# CHALLENGE
All lines below must be repeated exactly, with the pictures omitted.
BEGIN RECORDED INFORMATION
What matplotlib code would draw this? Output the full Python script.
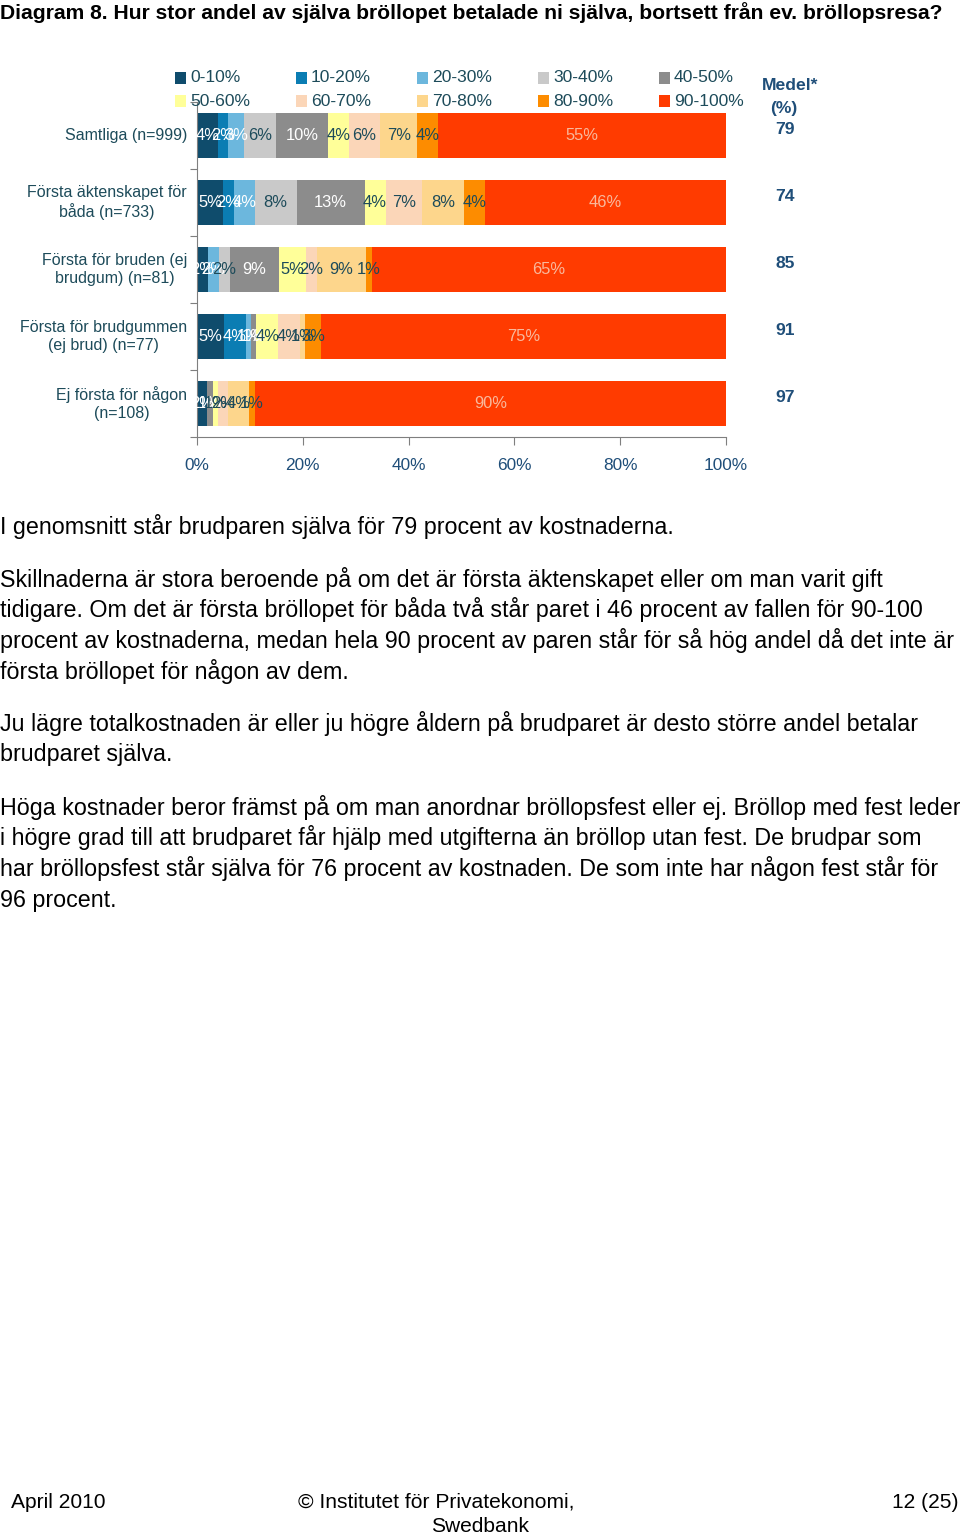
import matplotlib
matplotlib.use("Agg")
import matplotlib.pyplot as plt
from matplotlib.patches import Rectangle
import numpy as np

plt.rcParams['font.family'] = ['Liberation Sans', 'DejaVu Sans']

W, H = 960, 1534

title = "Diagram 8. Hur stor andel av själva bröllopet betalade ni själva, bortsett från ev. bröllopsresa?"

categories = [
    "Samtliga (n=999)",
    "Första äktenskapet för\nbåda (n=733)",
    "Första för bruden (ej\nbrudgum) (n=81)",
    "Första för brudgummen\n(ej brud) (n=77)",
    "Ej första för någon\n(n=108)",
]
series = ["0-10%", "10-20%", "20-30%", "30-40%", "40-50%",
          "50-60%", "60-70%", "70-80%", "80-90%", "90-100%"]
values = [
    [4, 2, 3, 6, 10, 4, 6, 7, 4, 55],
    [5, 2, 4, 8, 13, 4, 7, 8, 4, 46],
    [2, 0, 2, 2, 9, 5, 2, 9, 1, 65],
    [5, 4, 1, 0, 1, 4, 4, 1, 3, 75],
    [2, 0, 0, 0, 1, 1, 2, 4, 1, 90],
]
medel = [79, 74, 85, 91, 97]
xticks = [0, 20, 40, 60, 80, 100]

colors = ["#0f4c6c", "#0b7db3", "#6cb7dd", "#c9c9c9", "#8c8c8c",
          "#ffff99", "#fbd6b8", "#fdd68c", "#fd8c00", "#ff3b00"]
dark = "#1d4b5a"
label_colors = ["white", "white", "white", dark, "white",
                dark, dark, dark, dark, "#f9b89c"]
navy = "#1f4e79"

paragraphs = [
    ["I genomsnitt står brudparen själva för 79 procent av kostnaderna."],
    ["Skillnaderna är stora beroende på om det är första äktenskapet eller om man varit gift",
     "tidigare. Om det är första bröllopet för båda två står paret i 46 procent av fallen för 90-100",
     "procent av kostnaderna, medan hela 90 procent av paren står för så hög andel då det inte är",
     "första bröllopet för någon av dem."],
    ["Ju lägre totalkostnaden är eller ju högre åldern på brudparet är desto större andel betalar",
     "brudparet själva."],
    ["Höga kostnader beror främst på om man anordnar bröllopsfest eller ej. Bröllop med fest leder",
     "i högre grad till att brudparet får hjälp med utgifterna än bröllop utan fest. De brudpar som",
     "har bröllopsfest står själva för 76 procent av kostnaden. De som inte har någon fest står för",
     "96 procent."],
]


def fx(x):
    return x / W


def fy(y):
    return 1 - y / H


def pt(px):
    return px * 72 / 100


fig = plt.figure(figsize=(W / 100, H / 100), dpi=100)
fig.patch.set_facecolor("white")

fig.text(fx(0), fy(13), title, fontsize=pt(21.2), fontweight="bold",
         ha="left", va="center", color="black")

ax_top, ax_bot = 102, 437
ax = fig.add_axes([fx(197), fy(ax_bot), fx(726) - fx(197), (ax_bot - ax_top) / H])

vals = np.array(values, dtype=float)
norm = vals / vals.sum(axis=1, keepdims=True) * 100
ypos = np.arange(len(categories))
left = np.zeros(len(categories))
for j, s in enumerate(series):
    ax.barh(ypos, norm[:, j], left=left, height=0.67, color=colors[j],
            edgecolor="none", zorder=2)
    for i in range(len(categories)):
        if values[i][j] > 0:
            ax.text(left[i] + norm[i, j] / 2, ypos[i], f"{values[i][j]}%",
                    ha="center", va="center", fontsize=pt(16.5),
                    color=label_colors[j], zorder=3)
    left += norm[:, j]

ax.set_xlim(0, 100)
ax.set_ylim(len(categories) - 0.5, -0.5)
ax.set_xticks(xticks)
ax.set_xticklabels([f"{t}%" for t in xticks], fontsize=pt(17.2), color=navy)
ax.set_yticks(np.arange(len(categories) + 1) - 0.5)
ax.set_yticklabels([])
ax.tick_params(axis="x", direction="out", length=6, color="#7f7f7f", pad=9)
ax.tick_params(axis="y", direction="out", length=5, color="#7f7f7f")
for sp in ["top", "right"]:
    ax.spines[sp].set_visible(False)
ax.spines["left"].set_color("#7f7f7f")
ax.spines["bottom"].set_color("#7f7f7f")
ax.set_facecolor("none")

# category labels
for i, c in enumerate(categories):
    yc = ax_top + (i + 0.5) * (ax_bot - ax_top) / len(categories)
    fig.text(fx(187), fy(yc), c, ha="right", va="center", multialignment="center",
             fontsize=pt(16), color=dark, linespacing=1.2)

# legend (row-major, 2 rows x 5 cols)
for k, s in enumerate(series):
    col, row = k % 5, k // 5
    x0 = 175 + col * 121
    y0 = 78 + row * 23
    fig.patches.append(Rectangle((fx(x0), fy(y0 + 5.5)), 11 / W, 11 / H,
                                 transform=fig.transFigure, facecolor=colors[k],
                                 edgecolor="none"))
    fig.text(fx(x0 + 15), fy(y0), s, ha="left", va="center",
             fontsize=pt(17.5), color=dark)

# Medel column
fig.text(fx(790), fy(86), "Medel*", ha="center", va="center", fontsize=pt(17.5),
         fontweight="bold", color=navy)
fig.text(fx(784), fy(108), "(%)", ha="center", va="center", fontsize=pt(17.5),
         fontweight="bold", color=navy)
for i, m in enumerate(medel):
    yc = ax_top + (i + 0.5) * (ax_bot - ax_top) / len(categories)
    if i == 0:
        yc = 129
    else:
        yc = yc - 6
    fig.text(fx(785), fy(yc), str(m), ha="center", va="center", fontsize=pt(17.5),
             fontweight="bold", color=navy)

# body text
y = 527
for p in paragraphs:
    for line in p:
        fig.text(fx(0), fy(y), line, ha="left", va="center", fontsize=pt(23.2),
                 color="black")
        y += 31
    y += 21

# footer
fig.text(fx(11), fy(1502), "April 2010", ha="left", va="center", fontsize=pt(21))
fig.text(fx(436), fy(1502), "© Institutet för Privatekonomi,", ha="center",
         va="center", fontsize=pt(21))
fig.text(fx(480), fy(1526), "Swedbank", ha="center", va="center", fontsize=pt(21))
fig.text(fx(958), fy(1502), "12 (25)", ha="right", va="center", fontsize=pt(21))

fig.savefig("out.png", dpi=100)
END RECORDED INFORMATION
# EXERCISE ANSWER
What matplotlib code would draw this? Output the full Python script.
import matplotlib
matplotlib.use("Agg")
import matplotlib.pyplot as plt
from matplotlib.patches import Rectangle
import numpy as np

plt.rcParams['font.family'] = ['Liberation Sans', 'DejaVu Sans']

W, H = 960, 1534

title = "Diagram 8. Hur stor andel av själva bröllopet betalade ni själva, bortsett från ev. bröllopsresa?"

categories = [
    "Samtliga (n=999)",
    "Första äktenskapet för\nbåda (n=733)",
    "Första för bruden (ej\nbrudgum) (n=81)",
    "Första för brudgummen\n(ej brud) (n=77)",
    "Ej första för någon\n(n=108)",
]
series = ["0-10%", "10-20%", "20-30%", "30-40%", "40-50%",
          "50-60%", "60-70%", "70-80%", "80-90%", "90-100%"]
values = [
    [4, 2, 3, 6, 10, 4, 6, 7, 4, 55],
    [5, 2, 4, 8, 13, 4, 7, 8, 4, 46],
    [2, 0, 2, 2, 9, 5, 2, 9, 1, 65],
    [5, 4, 1, 0, 1, 4, 4, 1, 3, 75],
    [2, 0, 0, 0, 1, 1, 2, 4, 1, 90],
]
medel = [79, 74, 85, 91, 97]
xticks = [0, 20, 40, 60, 80, 100]

colors = ["#0f4c6c", "#0b7db3", "#6cb7dd", "#c9c9c9", "#8c8c8c",
          "#ffff99", "#fbd6b8", "#fdd68c", "#fd8c00", "#ff3b00"]
dark = "#1d4b5a"
label_colors = ["white", "white", "white", dark, "white",
                dark, dark, dark, dark, "#f9b89c"]
navy = "#1f4e79"

paragraphs = [
    ["I genomsnitt står brudparen själva för 79 procent av kostnaderna."],
    ["Skillnaderna är stora beroende på om det är första äktenskapet eller om man varit gift",
     "tidigare. Om det är första bröllopet för båda två står paret i 46 procent av fallen för 90-100",
     "procent av kostnaderna, medan hela 90 procent av paren står för så hög andel då det inte är",
     "första bröllopet för någon av dem."],
    ["Ju lägre totalkostnaden är eller ju högre åldern på brudparet är desto större andel betalar",
     "brudparet själva."],
    ["Höga kostnader beror främst på om man anordnar bröllopsfest eller ej. Bröllop med fest leder",
     "i högre grad till att brudparet får hjälp med utgifterna än bröllop utan fest. De brudpar som",
     "har bröllopsfest står själva för 76 procent av kostnaden. De som inte har någon fest står för",
     "96 procent."],
]


def fx(x):
    return x / W


def fy(y):
    return 1 - y / H


def pt(px):
    return px * 72 / 100


fig = plt.figure(figsize=(W / 100, H / 100), dpi=100)
fig.patch.set_facecolor("white")

fig.text(fx(0), fy(13), title, fontsize=pt(21.2), fontweight="bold",
         ha="left", va="center", color="black")

ax_top, ax_bot = 102, 437
ax = fig.add_axes([fx(197), fy(ax_bot), fx(726) - fx(197), (ax_bot - ax_top) / H])

vals = np.array(values, dtype=float)
norm = vals / vals.sum(axis=1, keepdims=True) * 100
ypos = np.arange(len(categories))
left = np.zeros(len(categories))
for j, s in enumerate(series):
    ax.barh(ypos, norm[:, j], left=left, height=0.67, color=colors[j],
            edgecolor="none", zorder=2)
    for i in range(len(categories)):
        if values[i][j] > 0:
            ax.text(left[i] + norm[i, j] / 2, ypos[i], f"{values[i][j]}%",
                    ha="center", va="center", fontsize=pt(16.5),
                    color=label_colors[j], zorder=3)
    left += norm[:, j]

ax.set_xlim(0, 100)
ax.set_ylim(len(categories) - 0.5, -0.5)
ax.set_xticks(xticks)
ax.set_xticklabels([f"{t}%" for t in xticks], fontsize=pt(17.2), color=navy)
ax.set_yticks(np.arange(len(categories) + 1) - 0.5)
ax.set_yticklabels([])
ax.tick_params(axis="x", direction="out", length=6, color="#7f7f7f", pad=9)
ax.tick_params(axis="y", direction="out", length=5, color="#7f7f7f")
for sp in ["top", "right"]:
    ax.spines[sp].set_visible(False)
ax.spines["left"].set_color("#7f7f7f")
ax.spines["bottom"].set_color("#7f7f7f")
ax.set_facecolor("none")

# category labels
for i, c in enumerate(categories):
    yc = ax_top + (i + 0.5) * (ax_bot - ax_top) / len(categories)
    fig.text(fx(187), fy(yc), c, ha="right", va="center", multialignment="center",
             fontsize=pt(16), color=dark, linespacing=1.2)

# legend (row-major, 2 rows x 5 cols)
for k, s in enumerate(series):
    col, row = k % 5, k // 5
    x0 = 175 + col * 121
    y0 = 78 + row * 23
    fig.patches.append(Rectangle((fx(x0), fy(y0 + 5.5)), 11 / W, 11 / H,
                                 transform=fig.transFigure, facecolor=colors[k],
                                 edgecolor="none"))
    fig.text(fx(x0 + 15), fy(y0), s, ha="left", va="center",
             fontsize=pt(17.5), color=dark)

# Medel column
fig.text(fx(790), fy(86), "Medel*", ha="center", va="center", fontsize=pt(17.5),
         fontweight="bold", color=navy)
fig.text(fx(784), fy(108), "(%)", ha="center", va="center", fontsize=pt(17.5),
         fontweight="bold", color=navy)
for i, m in enumerate(medel):
    yc = ax_top + (i + 0.5) * (ax_bot - ax_top) / len(categories)
    if i == 0:
        yc = 129
    else:
        yc = yc - 6
    fig.text(fx(785), fy(yc), str(m), ha="center", va="center", fontsize=pt(17.5),
             fontweight="bold", color=navy)

# body text
y = 527
for p in paragraphs:
    for line in p:
        fig.text(fx(0), fy(y), line, ha="left", va="center", fontsize=pt(23.2),
                 color="black")
        y += 31
    y += 21

# footer
fig.text(fx(11), fy(1502), "April 2010", ha="left", va="center", fontsize=pt(21))
fig.text(fx(436), fy(1502), "© Institutet för Privatekonomi,", ha="center",
         va="center", fontsize=pt(21))
fig.text(fx(480), fy(1526), "Swedbank", ha="center", va="center", fontsize=pt(21))
fig.text(fx(958), fy(1502), "12 (25)", ha="right", va="center", fontsize=pt(21))

fig.savefig("out.png", dpi=100)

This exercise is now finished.